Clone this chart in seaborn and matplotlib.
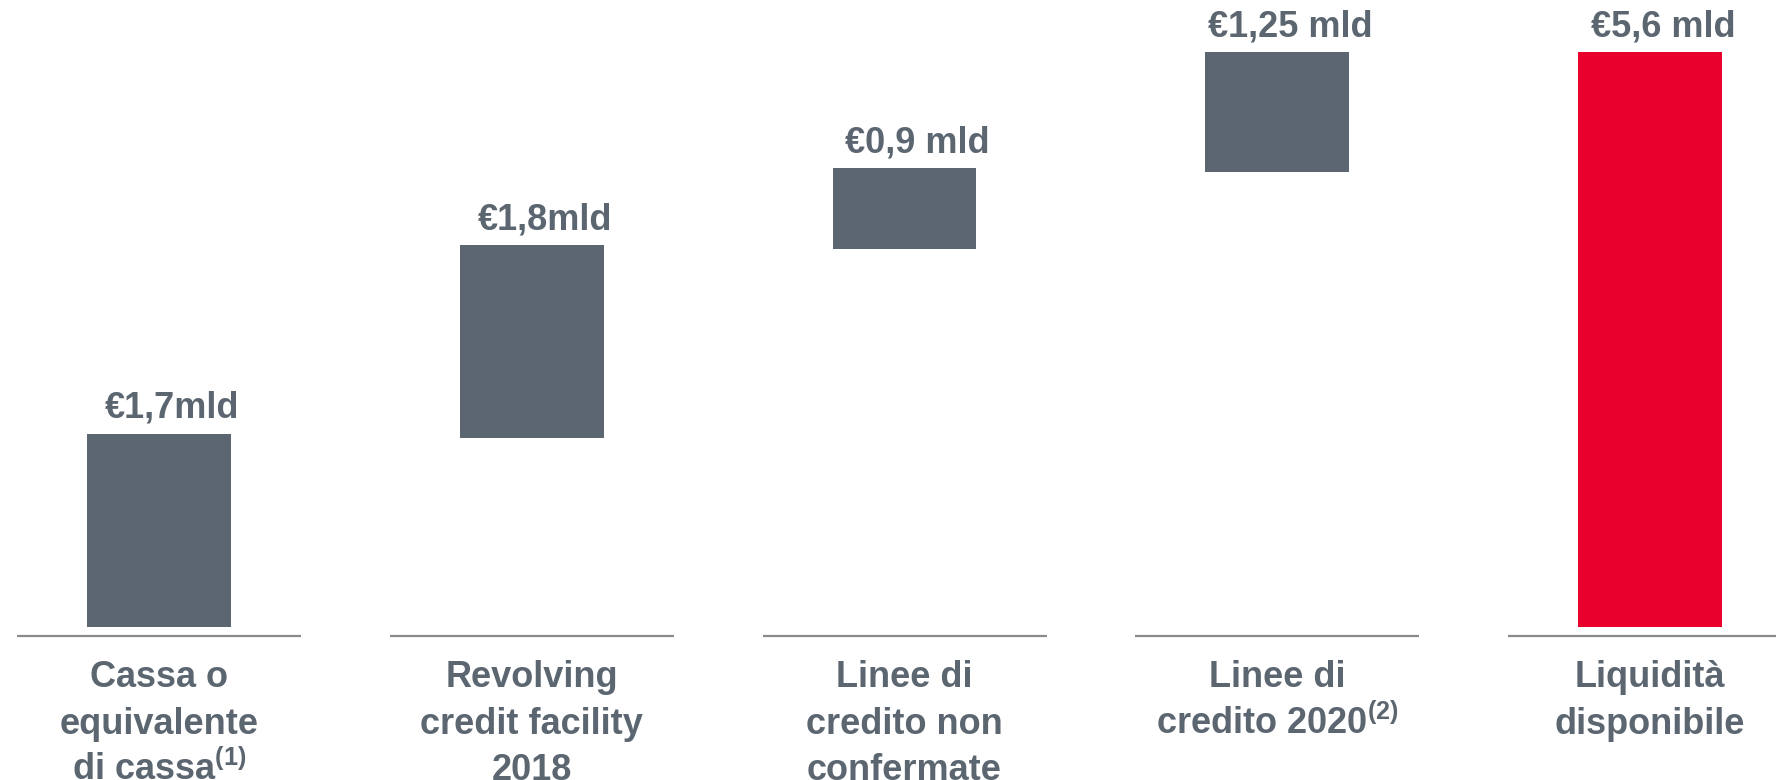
import matplotlib
matplotlib.use("Agg")
import matplotlib.pyplot as plt
import seaborn as sns
import numpy as np
import pandas as pd

# ---- data ----
categories = [
    "Cassa o\nequivalente\ndi cassa$^{(1)}$",
    "Revolving\ncredit facility\n2018",
    "Linee di\ncredito non\nconfermate",
    "Linee di\ncredito 2020$^{(2)}$",
    "Liquidità\ndisponibile",
]
value_labels = ["€1,7mld", "€1,8mld", "€0,9 mld", "€1,25 mld", "€5,6 mld"]
bar_bottom = [0.0, 1.84, 3.68, 4.43, 0.0]
bar_top = [1.88, 3.72, 4.47, 5.60, 5.60]

GREY = "#5b6670"
RED = "#ea002c"
TEXT = "#5b6670"
LINE = "#8a8a8a"

sns.set_theme(style="white")
plt.rcParams["font.family"] = ["Liberation Sans", "DejaVu Sans"]
plt.rcParams["font.weight"] = "bold"
plt.rcParams["mathtext.fontset"] = "custom"
plt.rcParams["mathtext.rm"] = "Liberation Sans:bold"
plt.rcParams["mathtext.it"] = "Liberation Sans:bold"
plt.rcParams["mathtext.bf"] = "Liberation Sans:bold"

W, H = 1776, 780
fig = plt.figure(figsize=(W / 100, H / 100), dpi=100)
ax = fig.add_axes([0, 0, 1, 1])

# pixel geometry of the reference
base_px = 627.0
top_px = 52.0
ppu = (base_px - top_px) / 5.6          # pixels per value unit
ymin = -(H - base_px) / ppu
ymax = 5.6 + top_px / ppu
spacing = 372.75
x0 = 159.0
xmin = -x0 / spacing
xmax = (W - x0) / spacing


def py(px_from_top):
    return (base_px - px_from_top) / ppu


df = pd.DataFrame({
    "cat": [str(i) for i in range(len(categories))],
    "height": np.array(bar_top) - np.array(bar_bottom),
})

sns.barplot(data=df, x="cat", y="height", bottom=bar_bottom, color=GREY,
            width=0.386, linewidth=0, saturation=1, ax=ax)
ax.patches[-1].set_facecolor(RED)

ax.set_xlim(xmin, xmax)
ax.set_ylim(ymin, ymax)
ax.axis("off")

fs = 26
half = 142 / spacing
for i, (cat, lab) in enumerate(zip(categories, value_labels)):
    # baseline segment under each bar
    ax.plot([i - half, i + half], [py(636), py(636)], color=LINE, lw=1.6,
            solid_capstyle="butt")
    # value label above the bar
    ax.text(i + 13 / spacing, bar_top[i] + 16 / ppu, lab, ha="center",
            va="baseline", fontsize=fs, fontweight="bold", color=TEXT)
    # category label lines
    for k, line in enumerate(cat.split("\n")):
        ax.text(i, py(687 + 46.5 * k), line, ha="center", va="baseline",
                fontsize=fs, fontweight="bold", color=TEXT)

fig.savefig("out.png", dpi=100)
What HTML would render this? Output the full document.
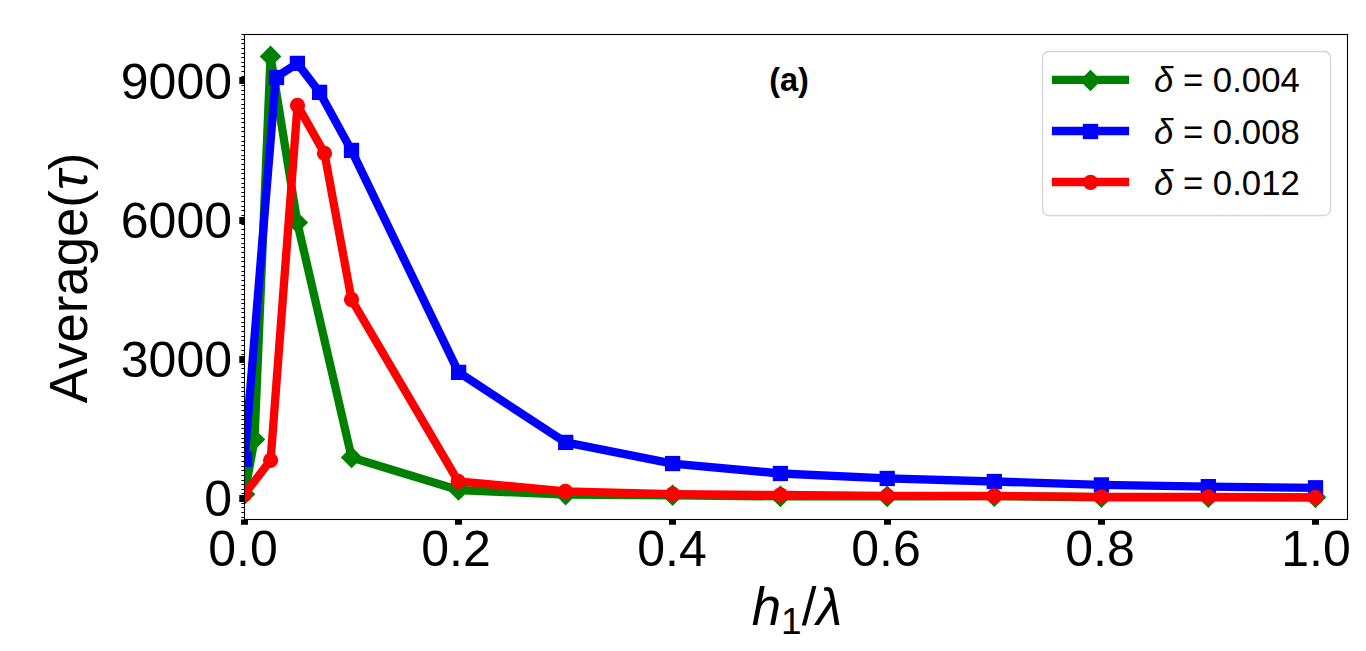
<!DOCTYPE html>
<html><head><meta charset="utf-8"><title>Average(tau) vs h1/lambda</title>
<style>
html,body{margin:0;padding:0;background:#fff;}
body{width:1366px;height:651px;overflow:hidden;position:relative;font-family:"Liberation Sans",sans-serif;}
svg{display:block;position:absolute;left:0;top:0;}
svg text{font-family:"Liberation Sans",sans-serif;fill:#000;}
</style></head><body>
<svg width="1366" height="651" viewBox="0 0 1366 651"><defs><clipPath id="ax"><rect x="244.5" y="34.5" width="1103" height="485"/></clipPath></defs>
<rect x="0" y="0" width="1366" height="651" fill="#ffffff"/>
<g clip-path="url(#ax)">
<path d="M244.5 494.3 L254.5 439.45 L270.55 56.4 L297.3 222.45 L351.6 457.4 L458.5 490 L565.6 494.6 L672.6 495.25 L780.4 496.4 L887.2 496.4 L994.3 496.2 L1101.4 497.25 L1208.3 497.25 L1315.5 497.35" fill="none" stroke="#008000" stroke-width="8.33" stroke-linejoin="round" stroke-linecap="square"/><path d="M244.5 484.48 L254.32 494.3 L244.5 504.12 L234.68 494.3 Z" fill="#008000" stroke="#008000" stroke-width="1.39" stroke-linejoin="miter"/><path d="M254.5 429.63 L264.32 439.45 L254.5 449.27 L244.68 439.45 Z" fill="#008000" stroke="#008000" stroke-width="1.39" stroke-linejoin="miter"/><path d="M270.55 46.58 L280.37 56.4 L270.55 66.22 L260.73 56.4 Z" fill="#008000" stroke="#008000" stroke-width="1.39" stroke-linejoin="miter"/><path d="M297.3 212.63 L307.12 222.45 L297.3 232.27 L287.48 222.45 Z" fill="#008000" stroke="#008000" stroke-width="1.39" stroke-linejoin="miter"/><path d="M351.6 447.58 L361.42 457.4 L351.6 467.22 L341.78 457.4 Z" fill="#008000" stroke="#008000" stroke-width="1.39" stroke-linejoin="miter"/><path d="M458.5 480.18 L468.32 490 L458.5 499.82 L448.68 490 Z" fill="#008000" stroke="#008000" stroke-width="1.39" stroke-linejoin="miter"/><path d="M565.6 484.78 L575.42 494.6 L565.6 504.42 L555.78 494.6 Z" fill="#008000" stroke="#008000" stroke-width="1.39" stroke-linejoin="miter"/><path d="M672.6 485.43 L682.42 495.25 L672.6 505.07 L662.78 495.25 Z" fill="#008000" stroke="#008000" stroke-width="1.39" stroke-linejoin="miter"/><path d="M780.4 486.58 L790.22 496.4 L780.4 506.22 L770.58 496.4 Z" fill="#008000" stroke="#008000" stroke-width="1.39" stroke-linejoin="miter"/><path d="M887.2 486.58 L897.02 496.4 L887.2 506.22 L877.38 496.4 Z" fill="#008000" stroke="#008000" stroke-width="1.39" stroke-linejoin="miter"/><path d="M994.3 486.38 L1004.12 496.2 L994.3 506.02 L984.48 496.2 Z" fill="#008000" stroke="#008000" stroke-width="1.39" stroke-linejoin="miter"/><path d="M1101.4 487.43 L1111.22 497.25 L1101.4 507.07 L1091.58 497.25 Z" fill="#008000" stroke="#008000" stroke-width="1.39" stroke-linejoin="miter"/><path d="M1208.3 487.43 L1218.12 497.25 L1208.3 507.07 L1198.48 497.25 Z" fill="#008000" stroke="#008000" stroke-width="1.39" stroke-linejoin="miter"/><path d="M1315.5 487.53 L1325.32 497.35 L1315.5 507.17 L1305.68 497.35 Z" fill="#008000" stroke="#008000" stroke-width="1.39" stroke-linejoin="miter"/>
<path d="M244.5 459.3 L275.8 77.2 L297.4 63.4 L319.6 92.35 L351.5 150.4 L458.6 372.35 L565.7 442.4 L672.6 463.55 L780.4 473.5 L887.2 478.45 L994.3 481.5 L1101.4 484.9 L1208.3 486.6 L1315.5 487.8" fill="none" stroke="#0000ff" stroke-width="8.33" stroke-linejoin="round" stroke-linecap="square"/><rect x="237.56" y="452.36" width="13.89" height="13.89" fill="#0000ff" stroke="#0000ff" stroke-width="1.39"/><rect x="269.56" y="70.56" width="13.89" height="13.89" fill="#0000ff" stroke="#0000ff" stroke-width="1.39"/><rect x="290.46" y="56.46" width="13.89" height="13.89" fill="#0000ff" stroke="#0000ff" stroke-width="1.39"/><rect x="312.66" y="85.41" width="13.89" height="13.89" fill="#0000ff" stroke="#0000ff" stroke-width="1.39"/><rect x="344.56" y="143.46" width="13.89" height="13.89" fill="#0000ff" stroke="#0000ff" stroke-width="1.39"/><rect x="451.66" y="365.41" width="13.89" height="13.89" fill="#0000ff" stroke="#0000ff" stroke-width="1.39"/><rect x="558.76" y="435.46" width="13.89" height="13.89" fill="#0000ff" stroke="#0000ff" stroke-width="1.39"/><rect x="665.66" y="456.61" width="13.89" height="13.89" fill="#0000ff" stroke="#0000ff" stroke-width="1.39"/><rect x="773.46" y="466.56" width="13.89" height="13.89" fill="#0000ff" stroke="#0000ff" stroke-width="1.39"/><rect x="880.26" y="471.51" width="13.89" height="13.89" fill="#0000ff" stroke="#0000ff" stroke-width="1.39"/><rect x="987.36" y="474.56" width="13.89" height="13.89" fill="#0000ff" stroke="#0000ff" stroke-width="1.39"/><rect x="1094.46" y="477.96" width="13.89" height="13.89" fill="#0000ff" stroke="#0000ff" stroke-width="1.39"/><rect x="1201.36" y="479.66" width="13.89" height="13.89" fill="#0000ff" stroke="#0000ff" stroke-width="1.39"/><rect x="1308.56" y="480.86" width="13.89" height="13.89" fill="#0000ff" stroke="#0000ff" stroke-width="1.39"/>
<path d="M244.5 494.25 L270.6 460.3 L297.5 105.3 L324.5 153.4 L351.5 299.5 L458.2 481.4 L565.4 491.3 L672.6 494.2 L780.4 495 L887.2 495.9 L994.3 496 L1101.4 496.8 L1208.3 496.9 L1315.5 497.3" fill="none" stroke="#ff0000" stroke-width="8.33" stroke-linejoin="round" stroke-linecap="square"/><circle cx="244.5" cy="494.25" r="7.64" fill="#ff0000"/><circle cx="270.6" cy="460.3" r="7.64" fill="#ff0000"/><circle cx="297.5" cy="105.3" r="7.64" fill="#ff0000"/><circle cx="324.5" cy="153.4" r="7.64" fill="#ff0000"/><circle cx="351.5" cy="299.5" r="7.64" fill="#ff0000"/><circle cx="458.2" cy="481.4" r="7.64" fill="#ff0000"/><circle cx="565.4" cy="491.3" r="7.64" fill="#ff0000"/><circle cx="672.6" cy="494.2" r="7.64" fill="#ff0000"/><circle cx="780.4" cy="495" r="7.64" fill="#ff0000"/><circle cx="887.2" cy="495.9" r="7.64" fill="#ff0000"/><circle cx="994.3" cy="496" r="7.64" fill="#ff0000"/><circle cx="1101.4" cy="496.8" r="7.64" fill="#ff0000"/><circle cx="1208.3" cy="496.9" r="7.64" fill="#ff0000"/><circle cx="1315.5" cy="497.3" r="7.64" fill="#ff0000"/>
</g>
<path d="M244.5 519.5V524.7M458.5 519.5V524.7M672.5 519.5V524.7M887.5 519.5V524.7M1101.5 519.5V524.7M1315.5 519.5V524.7" stroke="#000" stroke-width="7" fill="none"/>
<path d="M244.5 498.5H239.3M244.5 359.5H239.3M244.5 220.5H239.3M244.5 80.5H239.3" stroke="#000" stroke-width="7" fill="none"/>
<path d="M244.5 517.5H241.42M244.5 512.5H241.42M244.5 507.5H241.42M244.5 503.5H241.42M244.5 498.5H241.42M244.5 493.5H241.42M244.5 489.5H241.42M244.5 484.5H241.42M244.5 480.5H241.42M244.5 475.5H241.42M244.5 470.5H241.42M244.5 466.5H241.42M244.5 461.5H241.42M244.5 456.5H241.42M244.5 452.5H241.42M244.5 447.5H241.42M244.5 442.5H241.42M244.5 438.5H241.42M244.5 433.5H241.42M244.5 428.5H241.42M244.5 424.5H241.42M244.5 419.5H241.42M244.5 415.5H241.42M244.5 410.5H241.42M244.5 405.5H241.42M244.5 401.5H241.42M244.5 396.5H241.42M244.5 391.5H241.42M244.5 387.5H241.42M244.5 382.5H241.42M244.5 377.5H241.42M244.5 373.5H241.42M244.5 368.5H241.42M244.5 364.5H241.42M244.5 359.5H241.42M244.5 354.5H241.42M244.5 350.5H241.42M244.5 345.5H241.42M244.5 340.5H241.42M244.5 336.5H241.42M244.5 331.5H241.42M244.5 326.5H241.42M244.5 322.5H241.42M244.5 317.5H241.42M244.5 312.5H241.42M244.5 308.5H241.42M244.5 303.5H241.42M244.5 299.5H241.42M244.5 294.5H241.42M244.5 289.5H241.42M244.5 285.5H241.42M244.5 280.5H241.42M244.5 275.5H241.42M244.5 271.5H241.42M244.5 266.5H241.42M244.5 261.5H241.42M244.5 257.5H241.42M244.5 252.5H241.42M244.5 247.5H241.42M244.5 243.5H241.42M244.5 238.5H241.42M244.5 234.5H241.42M244.5 229.5H241.42M244.5 224.5H241.42M244.5 220.5H241.42M244.5 215.5H241.42M244.5 210.5H241.42M244.5 206.5H241.42M244.5 201.5H241.42M244.5 196.5H241.42M244.5 192.5H241.42M244.5 187.5H241.42M244.5 183.5H241.42M244.5 178.5H241.42M244.5 173.5H241.42M244.5 169.5H241.42M244.5 164.5H241.42M244.5 159.5H241.42M244.5 155.5H241.42M244.5 150.5H241.42M244.5 145.5H241.42M244.5 141.5H241.42M244.5 136.5H241.42M244.5 131.5H241.42M244.5 127.5H241.42M244.5 122.5H241.42M244.5 118.5H241.42M244.5 113.5H241.42M244.5 108.5H241.42M244.5 104.5H241.42M244.5 99.5H241.42M244.5 94.5H241.42M244.5 90.5H241.42M244.5 85.5H241.42M244.5 80.5H241.42M244.5 76.5H241.42M244.5 71.5H241.42M244.5 66.5H241.42M244.5 62.5H241.42M244.5 57.5H241.42M244.5 53.5H241.42M244.5 48.5H241.42M244.5 43.5H241.42M244.5 39.5H241.42M244.5 34.5H241.42" stroke="#000" stroke-width="1" fill="none"/>
<rect x="244.5" y="34.5" width="1103" height="485" fill="none" stroke="#000" stroke-width="1.1"/>
<rect x="1042.5" y="51.5" width="288" height="164" rx="6.3" ry="6.3" fill="#ffffff" fill-opacity="0.8" stroke="#cccccc" stroke-opacity="0.8" stroke-width="1.39"/>
<path d="M1051.9 79.9H1129.1" stroke="#008000" stroke-width="8.33" fill="none"/>
<path d="M1090.5 70.63 L1100.32 80.45 L1090.5 90.27 L1080.68 80.45 Z" fill="#008000" stroke="#008000" stroke-width="1.39" stroke-linejoin="miter"/>
<path d="M1051.9 131H1129.1" stroke="#0000ff" stroke-width="8.33" fill="none"/>
<rect x="1083.56" y="124.56" width="13.89" height="13.89" fill="#0000ff" stroke="#0000ff" stroke-width="1.39"/>
<path d="M1051.9 182H1129.1" stroke="#ff0000" stroke-width="8.33" fill="none"/>
<circle cx="1090.5" cy="182.4" r="7.64" fill="#ff0000"/>
<text x="232" y="516.3" font-size="50" text-anchor="end">0</text>
<text x="232" y="376.8" font-size="50" text-anchor="end">3000</text>
<text x="232" y="238.3" font-size="50" text-anchor="end">6000</text>
<text x="232" y="98.9" font-size="50" text-anchor="end">9000</text>
<text x="243" y="565.9" font-size="50" text-anchor="middle">0.0</text>
<text x="456" y="565.9" font-size="50" text-anchor="middle">0.2</text>
<text x="672" y="565.9" font-size="50" text-anchor="middle">0.4</text>
<text x="886" y="565.9" font-size="50" text-anchor="middle">0.6</text>
<text x="1100" y="565.9" font-size="50" text-anchor="middle">0.8</text>
<text x="1316" y="565.9" font-size="50" text-anchor="middle">1.0</text>
<text x="797" y="625" font-size="52.78" text-anchor="middle"><tspan font-style="italic">h</tspan><tspan font-size="37" dy="8.8">1</tspan><tspan dy="-8.8">/</tspan><tspan font-style="italic">λ</tspan></text>
<text x="789" y="90.7" font-size="32.5" font-weight="bold" text-anchor="middle">(a)</text>
<text x="1154" y="91.7" font-size="34.72"><tspan font-style="italic">δ</tspan> = 0.004</text>
<text x="1154" y="143.7" font-size="34.72"><tspan font-style="italic">δ</tspan> = 0.008</text>
<text x="1154" y="194.7" font-size="34.72"><tspan font-style="italic">δ</tspan> = 0.012</text>
<text x="86.8" y="278" font-size="52.78" text-anchor="middle" transform="rotate(-90 86.8 278)">Average(<tspan font-style="italic">τ</tspan>)</text>
</svg>
</body></html>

▸ **Your instructions**
Reproduce only the lines from the beginning of the data through the line that contains "ax = fig.add_axes([0, 0, 1, 1])", both included, and please drop the pictures.

▸ **Answer to this problem**
Clone this chart in seaborn and matplotlib.
import matplotlib
matplotlib.use("Agg")
import matplotlib.pyplot as plt
import seaborn as sns
import numpy as np
import pandas as pd

# ---- data ----
categories = [
    "Cassa o\nequivalente\ndi cassa$^{(1)}$",
    "Revolving\ncredit facility\n2018",
    "Linee di\ncredito non\nconfermate",
    "Linee di\ncredito 2020$^{(2)}$",
    "Liquidità\ndisponibile",
]
value_labels = ["€1,7mld", "€1,8mld", "€0,9 mld", "€1,25 mld", "€5,6 mld"]
bar_bottom = [0.0, 1.84, 3.68, 4.43, 0.0]
bar_top = [1.88, 3.72, 4.47, 5.60, 5.60]

GREY = "#5b6670"
RED = "#ea002c"
TEXT = "#5b6670"
LINE = "#8a8a8a"

sns.set_theme(style="white")
plt.rcParams["font.family"] = ["Liberation Sans", "DejaVu Sans"]
plt.rcParams["font.weight"] = "bold"
plt.rcParams["mathtext.fontset"] = "custom"
plt.rcParams["mathtext.rm"] = "Liberation Sans:bold"
plt.rcParams["mathtext.it"] = "Liberation Sans:bold"
plt.rcParams["mathtext.bf"] = "Liberation Sans:bold"

W, H = 1776, 780
fig = plt.figure(figsize=(W / 100, H / 100), dpi=100)
ax = fig.add_axes([0, 0, 1, 1])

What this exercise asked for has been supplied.